EE had a presence at the Glastonbury Festival 2015, providing reusable chargers for mobile phone users. The "Power Bars" could be exchanged once a day, for a fully charged charger, at two locations around the festival.

==Criticism and controversies==

In early 2013, Ipsos MORI signed an agreement with EE, wherein Ipsos MORI would commercialise the data on the company's 23 million subscribers, for example "how many of the phone users checked their Facebook accounts, or the website of their favourite shop". Later that year, The Sunday Times revealed that Ipsos MORI had negotiated an agreement to sell this data to the police and other parties. The data included "gender, age, postcode, websites visited, time of day text is sent [and] location of customer when call is made". When confronted by the paper, the police indicated that they would no longer go ahead with the deal. Ipsos MORI defended its actions, while EE refused to comment.

In August 2014, EE started a new service where customers could queue-jump when phoning EE customer services for a one-off cost of 50p to be fast tracked out of the queue to an available agent. This sparked outrage among consumers who viewed the option as at extortionate charge for being put through promptly to a member of staff; something which should be standard.

Later that month, EE was accused of trying to silence complaining customers on social media networks, such as Facebook and Twitter. Customers claimed that the company deleted their complaints on the company's Facebook page. The company discourages customers from posting their grievances in public, preferring private messages.

In May 2015, EE became the most complained-about consumer landline and broadband provider, according to regulator, Ofcom. Complaints against the UK's largest mobile operator related to topics ranging from line faults, service and provision issues to bill problems.

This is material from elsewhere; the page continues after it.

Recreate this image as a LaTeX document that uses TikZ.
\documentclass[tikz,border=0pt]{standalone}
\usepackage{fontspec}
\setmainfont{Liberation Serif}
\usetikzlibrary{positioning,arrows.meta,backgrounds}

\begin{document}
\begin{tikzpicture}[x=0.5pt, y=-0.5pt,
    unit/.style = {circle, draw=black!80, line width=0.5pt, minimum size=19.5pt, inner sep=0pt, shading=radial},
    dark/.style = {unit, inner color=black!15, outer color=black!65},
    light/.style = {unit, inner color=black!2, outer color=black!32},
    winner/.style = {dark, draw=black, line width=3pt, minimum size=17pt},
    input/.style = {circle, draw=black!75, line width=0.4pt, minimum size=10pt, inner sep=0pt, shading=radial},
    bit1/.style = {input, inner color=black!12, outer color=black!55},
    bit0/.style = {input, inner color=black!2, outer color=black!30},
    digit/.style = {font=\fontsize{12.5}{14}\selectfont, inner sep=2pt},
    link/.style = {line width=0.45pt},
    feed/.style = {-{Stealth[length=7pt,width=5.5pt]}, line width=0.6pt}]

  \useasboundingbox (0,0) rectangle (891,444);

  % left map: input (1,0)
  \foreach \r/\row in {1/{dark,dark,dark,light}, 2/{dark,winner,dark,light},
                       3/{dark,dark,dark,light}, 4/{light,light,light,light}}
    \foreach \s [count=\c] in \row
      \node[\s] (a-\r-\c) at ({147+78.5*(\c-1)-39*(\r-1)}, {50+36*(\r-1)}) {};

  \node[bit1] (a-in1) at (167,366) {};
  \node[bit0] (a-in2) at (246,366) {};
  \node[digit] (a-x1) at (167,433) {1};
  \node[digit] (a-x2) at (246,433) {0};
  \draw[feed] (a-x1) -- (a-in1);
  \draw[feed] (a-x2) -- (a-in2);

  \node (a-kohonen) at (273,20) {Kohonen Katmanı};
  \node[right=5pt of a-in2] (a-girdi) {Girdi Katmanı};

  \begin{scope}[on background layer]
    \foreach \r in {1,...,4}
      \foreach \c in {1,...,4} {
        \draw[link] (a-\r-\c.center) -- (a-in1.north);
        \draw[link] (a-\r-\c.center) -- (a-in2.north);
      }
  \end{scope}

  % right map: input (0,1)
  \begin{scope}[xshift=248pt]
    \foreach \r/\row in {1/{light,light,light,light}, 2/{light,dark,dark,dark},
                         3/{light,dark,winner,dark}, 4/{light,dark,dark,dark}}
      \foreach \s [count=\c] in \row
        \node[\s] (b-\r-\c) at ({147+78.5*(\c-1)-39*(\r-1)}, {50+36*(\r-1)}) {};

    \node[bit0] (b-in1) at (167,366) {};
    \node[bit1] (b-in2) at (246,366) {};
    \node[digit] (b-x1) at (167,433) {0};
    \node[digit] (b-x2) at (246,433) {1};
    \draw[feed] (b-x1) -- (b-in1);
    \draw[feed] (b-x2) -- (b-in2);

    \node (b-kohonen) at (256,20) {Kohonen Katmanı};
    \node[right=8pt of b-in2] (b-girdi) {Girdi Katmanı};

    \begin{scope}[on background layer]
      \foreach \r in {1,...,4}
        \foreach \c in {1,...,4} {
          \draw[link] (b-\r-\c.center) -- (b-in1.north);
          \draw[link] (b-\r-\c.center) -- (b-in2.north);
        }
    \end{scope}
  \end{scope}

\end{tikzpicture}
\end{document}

In January 2017, EE were fined £2.7 million by the regulator, Ofcom, for overcharging more than 32,145 customers. Users who called EE's customer services number whilst roaming within the EU had been charged as though they were calling from the United States. Despite calls to the EE telephone number from within the EU becoming free from 18 November 2015, EE continued to bill more than 7,600 customers until January 2016.

In May 2018, a security researcher discovered the company had failed to update the default administrator password on a code quality testing platform containing application source code and Amazon Web Services and API keys. The company issued a statement saying, "No customer data is, or has been, at risk", while the researcher pointed out that "malicious hackers could analyze the code of their payment systems, and find major holes that could lead to theft of payment information".

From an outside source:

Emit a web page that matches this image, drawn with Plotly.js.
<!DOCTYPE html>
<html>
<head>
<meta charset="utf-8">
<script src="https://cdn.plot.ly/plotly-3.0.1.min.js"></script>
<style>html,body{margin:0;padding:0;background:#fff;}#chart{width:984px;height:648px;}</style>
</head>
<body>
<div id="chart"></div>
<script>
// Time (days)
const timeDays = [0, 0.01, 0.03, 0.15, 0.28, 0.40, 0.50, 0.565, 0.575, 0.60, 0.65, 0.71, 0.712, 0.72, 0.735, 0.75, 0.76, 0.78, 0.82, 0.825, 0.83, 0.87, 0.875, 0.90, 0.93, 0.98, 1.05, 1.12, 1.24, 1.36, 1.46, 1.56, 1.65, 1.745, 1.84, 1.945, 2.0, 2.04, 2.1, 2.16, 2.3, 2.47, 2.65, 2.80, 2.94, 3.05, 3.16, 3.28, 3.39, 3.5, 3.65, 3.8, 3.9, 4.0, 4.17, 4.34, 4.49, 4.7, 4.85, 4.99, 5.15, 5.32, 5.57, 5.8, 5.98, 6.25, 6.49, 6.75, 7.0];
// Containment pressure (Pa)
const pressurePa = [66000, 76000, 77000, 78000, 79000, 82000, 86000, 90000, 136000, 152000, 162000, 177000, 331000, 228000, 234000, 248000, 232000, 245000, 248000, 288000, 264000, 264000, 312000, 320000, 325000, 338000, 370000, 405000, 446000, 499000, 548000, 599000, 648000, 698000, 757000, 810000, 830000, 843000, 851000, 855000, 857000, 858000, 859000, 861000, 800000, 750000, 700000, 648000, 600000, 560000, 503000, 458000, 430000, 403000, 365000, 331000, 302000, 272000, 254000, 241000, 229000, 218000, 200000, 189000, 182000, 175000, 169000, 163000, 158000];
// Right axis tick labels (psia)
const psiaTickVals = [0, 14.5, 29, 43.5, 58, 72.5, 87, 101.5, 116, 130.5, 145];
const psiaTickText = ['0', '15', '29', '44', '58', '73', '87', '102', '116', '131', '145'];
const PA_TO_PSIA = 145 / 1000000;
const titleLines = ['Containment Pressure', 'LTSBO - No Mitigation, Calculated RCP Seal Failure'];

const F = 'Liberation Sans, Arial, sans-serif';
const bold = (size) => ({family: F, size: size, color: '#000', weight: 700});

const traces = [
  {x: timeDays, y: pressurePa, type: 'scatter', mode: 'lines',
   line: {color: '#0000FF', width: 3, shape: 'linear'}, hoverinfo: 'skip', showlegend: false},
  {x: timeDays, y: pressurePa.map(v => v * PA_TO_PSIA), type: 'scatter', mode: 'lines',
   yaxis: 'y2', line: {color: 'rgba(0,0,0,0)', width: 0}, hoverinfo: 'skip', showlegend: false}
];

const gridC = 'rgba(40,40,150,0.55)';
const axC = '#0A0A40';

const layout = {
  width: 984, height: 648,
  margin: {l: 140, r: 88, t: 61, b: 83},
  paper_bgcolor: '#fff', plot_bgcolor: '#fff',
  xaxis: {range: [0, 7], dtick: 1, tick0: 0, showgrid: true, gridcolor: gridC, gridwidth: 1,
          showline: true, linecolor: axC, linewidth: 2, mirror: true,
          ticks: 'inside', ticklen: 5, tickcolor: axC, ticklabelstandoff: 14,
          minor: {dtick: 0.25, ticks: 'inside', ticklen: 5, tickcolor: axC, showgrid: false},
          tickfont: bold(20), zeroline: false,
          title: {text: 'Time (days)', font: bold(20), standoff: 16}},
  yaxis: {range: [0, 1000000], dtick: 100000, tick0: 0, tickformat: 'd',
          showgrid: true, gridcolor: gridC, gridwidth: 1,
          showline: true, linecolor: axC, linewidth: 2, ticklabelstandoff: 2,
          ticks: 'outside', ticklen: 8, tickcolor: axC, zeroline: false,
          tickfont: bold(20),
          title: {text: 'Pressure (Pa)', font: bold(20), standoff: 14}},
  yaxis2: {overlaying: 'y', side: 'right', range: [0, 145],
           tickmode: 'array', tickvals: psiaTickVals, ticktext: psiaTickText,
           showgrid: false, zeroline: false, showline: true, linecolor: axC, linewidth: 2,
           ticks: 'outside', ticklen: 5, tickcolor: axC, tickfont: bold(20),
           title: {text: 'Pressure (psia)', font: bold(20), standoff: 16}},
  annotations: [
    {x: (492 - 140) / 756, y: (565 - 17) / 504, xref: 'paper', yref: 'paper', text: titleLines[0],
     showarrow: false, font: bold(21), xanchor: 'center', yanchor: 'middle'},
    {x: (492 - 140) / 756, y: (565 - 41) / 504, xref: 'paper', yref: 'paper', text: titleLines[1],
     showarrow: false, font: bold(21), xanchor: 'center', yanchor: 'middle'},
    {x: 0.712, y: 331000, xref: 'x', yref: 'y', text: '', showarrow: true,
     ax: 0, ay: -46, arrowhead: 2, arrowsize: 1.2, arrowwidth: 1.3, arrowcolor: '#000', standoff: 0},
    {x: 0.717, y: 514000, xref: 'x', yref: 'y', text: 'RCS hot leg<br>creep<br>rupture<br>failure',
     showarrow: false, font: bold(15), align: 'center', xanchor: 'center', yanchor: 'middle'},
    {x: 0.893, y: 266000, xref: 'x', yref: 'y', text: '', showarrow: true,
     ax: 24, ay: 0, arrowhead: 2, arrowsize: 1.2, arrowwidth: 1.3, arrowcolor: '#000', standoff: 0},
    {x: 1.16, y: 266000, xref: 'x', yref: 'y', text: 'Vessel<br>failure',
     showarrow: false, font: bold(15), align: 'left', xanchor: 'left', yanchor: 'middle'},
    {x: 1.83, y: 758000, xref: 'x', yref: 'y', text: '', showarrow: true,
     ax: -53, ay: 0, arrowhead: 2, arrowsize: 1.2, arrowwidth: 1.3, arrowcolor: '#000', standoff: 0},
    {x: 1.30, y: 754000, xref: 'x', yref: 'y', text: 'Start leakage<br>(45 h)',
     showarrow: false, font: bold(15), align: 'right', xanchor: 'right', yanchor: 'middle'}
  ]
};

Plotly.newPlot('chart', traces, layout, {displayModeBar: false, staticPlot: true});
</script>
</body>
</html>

Later that month, EE blocked and removed a website after text messages claiming to be from EE were sent to customers offering 40 per cent off their monthly bills in celebration of the Royal Wedding. Customers took to social media to complain of the texts. The scam messages contained a link to a fake EE website, encouraging them to enter their personal details and card number. EE advised any customers who receive any messages to not click on any of the links, and delete the messages after forwarding them to 7726, Ofcom's anti-spam service.

In June 2021, EE was the first company to re-introduce roaming charges for its customers in the EU, after Brexit meant that EU roaming regulations no longer applied. A £2 daily fee will be charged to be able to use data/call/text allowances in EU destinations.

=== Loyalty penalty claim ===
In November 2025, the Competition Appeal Tribunal (CAT) approved a class action claim in the UK from consumer rights expert Justin Gutmann to take mobile network operators to court, including EE. The claim alleges that they were charging long standing customers for their mobile phones beyond their contractual terms. Gutmann is representing 10.9 million contracts that were affected between 1 October 2015 and 31 March 2025. The claim (if successful) could see EE, alongside other operators, paying over £1.1 billion in damages (£104 per contract). A significant amount of the claim was struck out, due to how long ago this occurred. The claim follows Citizens Advice complaining to the Competition and Markets Authority in September 2018. Mobile networks, including EE, deny any wrongdoing.